Set $ \nabla F(w)=0$ to solve the minimizer \((A^T A )w^*=A^T y\) or $w^* = (A^T A)^{-1}A^T y$ (see How)

from numpy import linalg as lu
# use x=LA.solve(A,b) to solve Ax=b
mu=0.1
mA_t=np.transpose(mA)
mI=np.eye(2) # generate the 2x2 idenity matrix, or use np.identity(mA.shape[1])
vw_st=lu.solve(mA_t@mA + mu*mI, mA_t@Y)

which will give us w* = [-1.94594595 3.59555556] or in other words, w0 = -1.94594595 and w1 = 3.59555556.

Calculating F(w*)

Recall that: \(F(w)=\|Aw-y\|_{\ell^2}^2 + \mu \|w\|_{\ell^2}^2\)


In Python we can represent it like:

ssq = np.sum((mA@vw-Y)**2) + mu*(np.sum(vw**2))
print('F(w_0*,w_1*): ',ssq)

Which should result in: F(w*): 2.151478678678679

Using Gradient descent method to find the approximate minimizer.

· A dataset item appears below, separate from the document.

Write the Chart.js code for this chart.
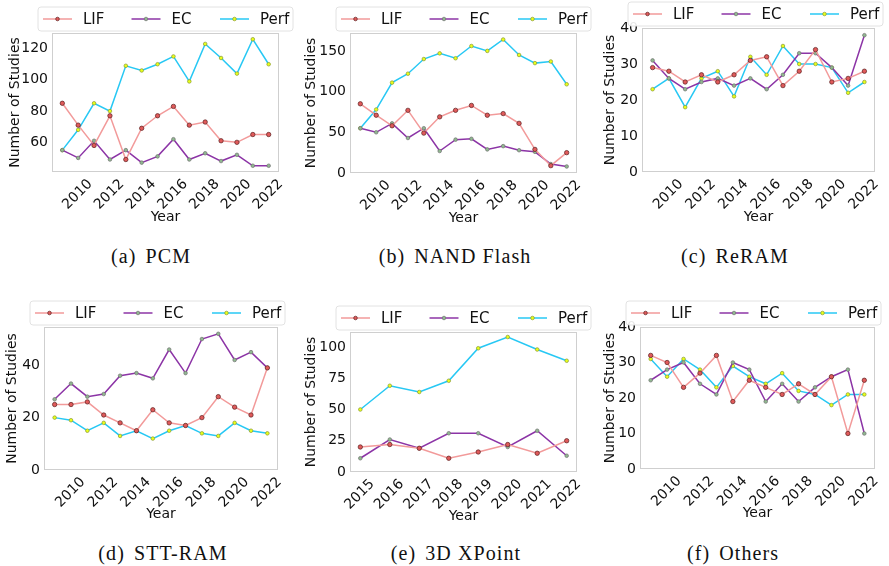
<!DOCTYPE html>
<html>
<head>
<meta charset="utf-8">
<script src="https://cdn.jsdelivr.net/npm/chart.js@4.4.0/dist/chart.umd.min.js"></script>
<style>
body { margin: 0; background: #fff; width: 889px; height: 566px; position: relative; overflow: hidden; }
canvas { position: absolute; }
.cap { position: absolute; font-family: "Liberation Serif", "DejaVu Serif", serif; font-size: 20px; letter-spacing: 1.1px; color: #111; transform: translateX(-50%); white-space: nowrap; }
.cap b { font-weight: normal; margin-right: 9px; }
</style>
</head>
<body>
<canvas id="pcm"></canvas>
<canvas id="nand"></canvas>
<canvas id="reram"></canvas>
<canvas id="stt"></canvas>
<canvas id="xpoint"></canvas>
<canvas id="others"></canvas>
<div class="cap" style="left:151px;top:245px"><b>(a)</b>PCM</div>
<div class="cap" style="left:455px;top:245px"><b>(b)</b>NAND Flash</div>
<div class="cap" style="left:735px;top:245px"><b>(c)</b>ReRAM</div>
<div class="cap" style="left:163px;top:542px"><b>(d)</b>STT-RAM</div>
<div class="cap" style="left:456px;top:542px"><b>(e)</b>3D XPoint</div>
<div class="cap" style="left:733px;top:542px"><b>(f)</b>Others</div>
<script>
// years on the x axis
var years = [2009, 2010, 2011, 2012, 2013, 2014, 2015, 2016, 2017, 2018, 2019, 2020, 2021, 2022];
var yearsXp = [2015, 2016, 2017, 2018, 2019, 2020, 2021, 2022];
var yearTicks = [2010, 2012, 2014, 2016, 2018, 2020, 2022];

// (a) PCM
var pcmLif  = [85, 71, 58, 77, 49, 69, 77, 83, 71, 73, 61, 60, 65, 65];
var pcmEc   = [55, 50, 61, 49, 55, 47, 51, 62, 49, 53, 48, 52, 45, 45];
var pcmPerf = [55, 68, 85, 80, 109, 106, 110, 115, 99, 123, 114, 104, 126, 110];
var pcmTicks = [60, 80, 100, 120];

// (b) NAND Flash
var nandLif  = [85, 71, 58, 77, 49, 69, 77, 83, 71, 73, 61, 29, 9, 25];
var nandEc   = [55, 50, 61, 43, 55, 27, 41, 42, 29, 33, 28, 26, 11, 8];
var nandPerf = [55, 78, 111, 122, 140, 147, 141, 156, 150, 164, 145, 135, 137, 109];
var nandTicks = [0, 50, 100, 150];

// (c) ReRAM
var reLif  = [29, 28, 25, 27, 25, 27, 31, 32, 24, 28, 34, 25, 26, 28];
var reEc   = [31, 26, 23, 25, 26, 24, 26, 23, 27, 33, 33, 29, 24, 38];
var rePerf = [23, 26, 18, 26, 28, 21, 32, 27, 35, 30, 30, 29, 22, 25];
var reTicks = [0, 10, 20, 30, 40];

// (d) STT-RAM
var sttLif  = [25, 25, 26, 21, 18, 15, 23, 18, 17, 20, 28, 24, 21, 39];
var sttEc   = [27, 33, 28, 29, 36, 37, 35, 46, 37, 50, 52, 42, 45, 39];
var sttPerf = [20, 19, 15, 18, 13, 15, 12, 15, 17, 14, 13, 18, 15, 14];
var sttTicks = [0, 20, 40];

// (e) 3D XPoint
var xpLif  = [20, 22, 19, 11, 16, 22, 15, 25];
var xpEc   = [11, 26, 19, 31, 31, 20, 33, 13];
var xpPerf = [50, 69, 64, 73, 99, 108, 98, 89];
var xpTicks = [0, 25, 50, 75, 100];

// (f) Others
var otLif  = [32, 30, 23, 27, 32, 19, 25, 23, 21, 24, 21, 26, 10, 25];
var otEc   = [25, 28, 30, 24, 21, 30, 28, 19, 24, 19, 23, 26, 28, 10];
var otPerf = [31, 26, 31, 28, 23, 29, 26, 24, 27, 22, 21, 18, 21, 21];
var otTicks = [0, 10, 20, 30, 40];

var names = ['LIF', 'EC', 'Perf'];
var lineCol = ['#f29a9a', '#8c34a6', '#27c8f4'];
var dotCol  = ['#e05a5a', '#90b890', '#e8ff1a'];
var edgeCol = ['#5a2020', '#707070', '#8a9a30'];
var sans = '"DejaVu Sans", sans-serif';

function pts(xs, ys) {
	return xs.map(function(x, i) { return {x: x, y: ys[i]}; });
}

// grey frame around the plot and the boxed legend above it
var frame = {
	id: 'frame',
	afterDraw: function(chart) {
		var ctx = chart.ctx, a = chart.chartArea;
		ctx.save();
		ctx.strokeStyle = '#cfcfcf';
		ctx.lineWidth = 1;
		ctx.strokeRect(a.left + 0.5, a.top + 0.5, a.right - a.left - 1, a.bottom - a.top - 1);

		var x = a.left - 14, y = a.top - 26, w = 255, h = 24, r = 3;
		ctx.beginPath();
		ctx.moveTo(x + r, y);
		ctx.arcTo(x + w, y, x + w, y + h, r);
		ctx.arcTo(x + w, y + h, x, y + h, r);
		ctx.arcTo(x, y + h, x, y, r);
		ctx.arcTo(x, y, x + w, y, r);
		ctx.closePath();
		ctx.fillStyle = 'rgba(255,255,255,0.9)';
		ctx.fill();
		ctx.strokeStyle = '#e2e2e2';
		ctx.stroke();

		ctx.font = '15px ' + sans;
		ctx.textBaseline = 'middle';
		ctx.fillStyle = '#111';
		chart.data.datasets.forEach(function(ds, i) {
			var lx = x + 5 + i * 88.5, ly = y + h / 2;
			ctx.strokeStyle = ds.borderColor;
			ctx.lineWidth = 1.5;
			ctx.beginPath();
			ctx.moveTo(lx, ly);
			ctx.lineTo(lx + 29, ly);
			ctx.stroke();
			ctx.beginPath();
			ctx.arc(lx + 14.5, ly, 1.8, 0, Math.PI * 2);
			ctx.fillStyle = ds.pointBackgroundColor;
			ctx.fill();
			ctx.strokeStyle = ds.pointBorderColor;
			ctx.lineWidth = 0.7;
			ctx.stroke();
			ctx.fillStyle = '#111';
			ctx.fillText(ds.label, lx + 40, ly + 1);
		});
		ctx.restore();
	}
};

function panel(id, box, xs, series, xMin, xMax, xTicks, yMin, yMax, yTicks) {
	var cv = document.getElementById(id);
	cv.style.left = box.x + 'px';
	cv.style.top = box.y + 'px';
	cv.style.width = box.w + 'px';
	cv.style.height = box.h + 'px';
	cv.width = box.w;
	cv.height = box.h;

	new Chart(cv.getContext('2d'), {
		type: 'line',
		data: {
			datasets: series.map(function(s, i) {
				return {
					label: names[i],
					data: pts(xs, s),
					borderColor: lineCol[i],
					borderWidth: 1.5,
					pointBackgroundColor: dotCol[i],
					pointBorderColor: edgeCol[i],
					pointBorderWidth: 0.7,
					pointRadius: i == 0 ? 2.2 : 1.8,
					tension: 0,
					clip: 6
				};
			})
		},
		options: {
			responsive: false,
			animation: false,
			devicePixelRatio: 1,
			layout: {
				autoPadding: false,
				padding: {top: box.t, right: box.r, left: 0, bottom: 0}
			},
			plugins: {legend: {display: false}, tooltip: {enabled: false}},
			scales: {
				x: {
					type: 'linear',
					min: xMin,
					max: xMax,
					afterBuildTicks: function(s) { s.ticks = xTicks.map(function(v) { return {value: v}; }); },
					afterFit: function(s) { s.height = box.xh; },
					grid: {display: false, drawTicks: false},
					border: {display: false},
					ticks: {
						minRotation: 45, maxRotation: 45, padding: 4, labelOffset: 12,
						color: '#111', font: {family: sans, size: 14},
						callback: function(v) { return String(v); }
					},
					title: {display: true, text: 'Year', color: '#111', font: {family: sans, size: 14}, padding: 0}
				},
				y: {
					min: yMin,
					max: yMax,
					afterBuildTicks: function(s) { s.ticks = yTicks.map(function(v) { return {value: v}; }); },
					afterFit: function(s) { s.width = box.yw; },
					grid: {display: false, drawTicks: false},
					border: {display: false},
					ticks: {padding: 4, color: '#111', font: {family: sans, size: 14}},
					title: {display: true, text: 'Number of Studies', color: '#111', font: {family: sans, size: 14}, padding: {top: box.tp, bottom: 0}}
				}
			}
		},
		plugins: [frame]
	});
}

panel('pcm',    {x: 0,   y: 0,   w: 296, h: 226, t: 33, r: 17, yw: 52, xh: 54, tp: 7},
	years, [pcmLif, pcmEc, pcmPerf], 2008.35, 2022.65, yearTicks, 41, 130, pcmTicks);
panel('nand',   {x: 296, y: 0,   w: 296, h: 227, t: 33, r: 15, yw: 54, xh: 54, tp: 7},
	years, [nandLif, nandEc, nandPerf], 2008.35, 2022.65, yearTicks, 0, 172, nandTicks);
panel('reram',  {x: 592, y: 0,   w: 297, h: 226, t: 28, r: 14, yw: 50, xh: 54, tp: 10},
	years, [reLif, reEc, rePerf], 2008.35, 2022.65, yearTicks, 0, 40, reTicks);
panel('stt',    {x: 0,   y: 290, w: 296, h: 233, t: 37, r: 18, yw: 44, xh: 53, tp: 4},
	years, [sttLif, sttEc, sttPerf], 2008.35, 2022.65, yearTicks, 0, 54.6, sttTicks);
panel('xpoint', {x: 296, y: 290, w: 296, h: 235, t: 42, r: 15, yw: 54, xh: 53, tp: 7},
	yearsXp, [xpLif, xpEc, xpPerf], 2014.65, 2022.35, yearsXp, 0, 112, xpTicks);
panel('others', {x: 592, y: 290, w: 297, h: 232, t: 37, r: 14, yw: 48, xh: 53, tp: 10},
	years, [otLif, otEc, otPerf], 2008.35, 2022.65, yearTicks, 0, 40, otTicks);
</script>
</body>
</html>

That is to solve the following equation:

\[(w^{k+1}_0,w^{k+1}_1)=(w^k_0,w^k_1) - \eta \nabla F(w^k_0,w^k_1)\]
or
\[w^{k+1}=w^k - \eta \nabla F(w^k)\]


We can include F(w) for each iteration to check if we converge to the real answer we found ‘analytically’ above (F(w*)). Our stopping criterion is N number of iterations (another stopping criterion would be to introduce an error). In this example, $ \eta $ , or the learning rate, is set to .01.

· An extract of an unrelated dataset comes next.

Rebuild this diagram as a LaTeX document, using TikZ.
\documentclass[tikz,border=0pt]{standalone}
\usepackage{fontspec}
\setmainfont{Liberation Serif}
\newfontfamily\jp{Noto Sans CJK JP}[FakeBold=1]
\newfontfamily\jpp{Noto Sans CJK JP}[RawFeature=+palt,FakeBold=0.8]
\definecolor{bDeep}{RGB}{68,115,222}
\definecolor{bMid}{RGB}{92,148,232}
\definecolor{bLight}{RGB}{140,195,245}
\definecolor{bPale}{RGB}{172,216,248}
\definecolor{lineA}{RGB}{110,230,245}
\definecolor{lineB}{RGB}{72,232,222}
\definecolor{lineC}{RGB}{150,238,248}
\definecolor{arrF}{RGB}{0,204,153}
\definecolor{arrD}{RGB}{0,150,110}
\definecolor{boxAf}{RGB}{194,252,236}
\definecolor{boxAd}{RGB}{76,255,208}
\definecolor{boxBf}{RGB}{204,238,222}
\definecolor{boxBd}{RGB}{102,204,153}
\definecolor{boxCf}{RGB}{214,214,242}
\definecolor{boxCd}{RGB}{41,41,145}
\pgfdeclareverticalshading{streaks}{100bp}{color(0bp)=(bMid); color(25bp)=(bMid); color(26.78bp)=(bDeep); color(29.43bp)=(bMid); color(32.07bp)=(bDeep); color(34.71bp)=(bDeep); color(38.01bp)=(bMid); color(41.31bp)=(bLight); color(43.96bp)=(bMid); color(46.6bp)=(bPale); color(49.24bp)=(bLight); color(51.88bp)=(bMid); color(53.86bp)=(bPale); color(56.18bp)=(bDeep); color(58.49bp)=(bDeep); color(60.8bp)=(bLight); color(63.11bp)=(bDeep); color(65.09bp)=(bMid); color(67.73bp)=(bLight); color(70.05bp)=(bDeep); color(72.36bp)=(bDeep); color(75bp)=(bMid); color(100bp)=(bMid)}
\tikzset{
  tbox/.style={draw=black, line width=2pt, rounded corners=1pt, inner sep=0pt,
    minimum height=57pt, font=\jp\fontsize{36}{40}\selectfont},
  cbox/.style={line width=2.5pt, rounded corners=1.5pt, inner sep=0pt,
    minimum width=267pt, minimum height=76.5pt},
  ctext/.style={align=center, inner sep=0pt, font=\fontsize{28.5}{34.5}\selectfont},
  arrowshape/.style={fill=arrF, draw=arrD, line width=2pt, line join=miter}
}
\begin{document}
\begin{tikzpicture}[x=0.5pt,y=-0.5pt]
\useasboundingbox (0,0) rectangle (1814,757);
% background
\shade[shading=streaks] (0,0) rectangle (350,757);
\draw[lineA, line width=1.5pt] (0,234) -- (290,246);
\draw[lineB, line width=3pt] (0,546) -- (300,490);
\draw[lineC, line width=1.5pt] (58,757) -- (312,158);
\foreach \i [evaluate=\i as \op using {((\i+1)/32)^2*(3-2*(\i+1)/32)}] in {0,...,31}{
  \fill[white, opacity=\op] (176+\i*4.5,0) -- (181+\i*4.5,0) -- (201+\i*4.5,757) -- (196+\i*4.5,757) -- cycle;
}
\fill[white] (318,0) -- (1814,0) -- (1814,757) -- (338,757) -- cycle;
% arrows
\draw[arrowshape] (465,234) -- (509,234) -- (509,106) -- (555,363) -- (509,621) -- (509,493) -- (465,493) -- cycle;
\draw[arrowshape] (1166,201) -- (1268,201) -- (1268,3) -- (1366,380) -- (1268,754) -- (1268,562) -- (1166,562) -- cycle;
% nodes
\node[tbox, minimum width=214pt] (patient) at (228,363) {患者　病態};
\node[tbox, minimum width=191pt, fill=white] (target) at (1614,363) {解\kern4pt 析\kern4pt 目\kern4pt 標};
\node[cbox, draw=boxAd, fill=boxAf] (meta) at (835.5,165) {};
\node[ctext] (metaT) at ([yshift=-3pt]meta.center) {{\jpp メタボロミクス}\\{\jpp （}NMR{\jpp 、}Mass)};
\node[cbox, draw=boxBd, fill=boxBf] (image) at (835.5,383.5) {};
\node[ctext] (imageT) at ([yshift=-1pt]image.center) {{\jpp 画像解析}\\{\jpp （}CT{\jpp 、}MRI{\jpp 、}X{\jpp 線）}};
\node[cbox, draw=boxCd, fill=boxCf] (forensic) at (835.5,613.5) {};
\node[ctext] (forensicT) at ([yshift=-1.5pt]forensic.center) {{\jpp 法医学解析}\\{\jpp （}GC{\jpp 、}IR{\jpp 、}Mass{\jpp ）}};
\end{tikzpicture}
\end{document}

f_X = lambda __w: 2*(np.transpose(mA@__w)-Y)@mA + mu*2*(np.transpose(__w))

w_k = np.zeros([200,2]) 
#print(w_k)
iter_N = 200 % We will run this part for 200 iterations
gradF = 0
eta = .01
fn = np.zeros(iter_N) #reserve the array slots

for __ in range (1,iter_N):  #we start at 1 since 0 is already initialize
    gradF = f_X(w_k[__-1])
    w_k[__] = w_k[__-1] - eta*gradF
    fn[__] =np.sum((mA@w_k[__]-Y)**2) + mu*(np.sum(w_k[__]**2)) 


print(w_k[-1,:])
print(fn[-1]
    

The last value for the array fn should result in approximately the same value found in F(w*), showing us that the gradient descent method is correct. As for the last value of wk, it should be approximate to [-1.94594595, 3.59555553].

(Left) Error from True Value converging to 0, (Right) F(w) for each iteration converging to F(w*)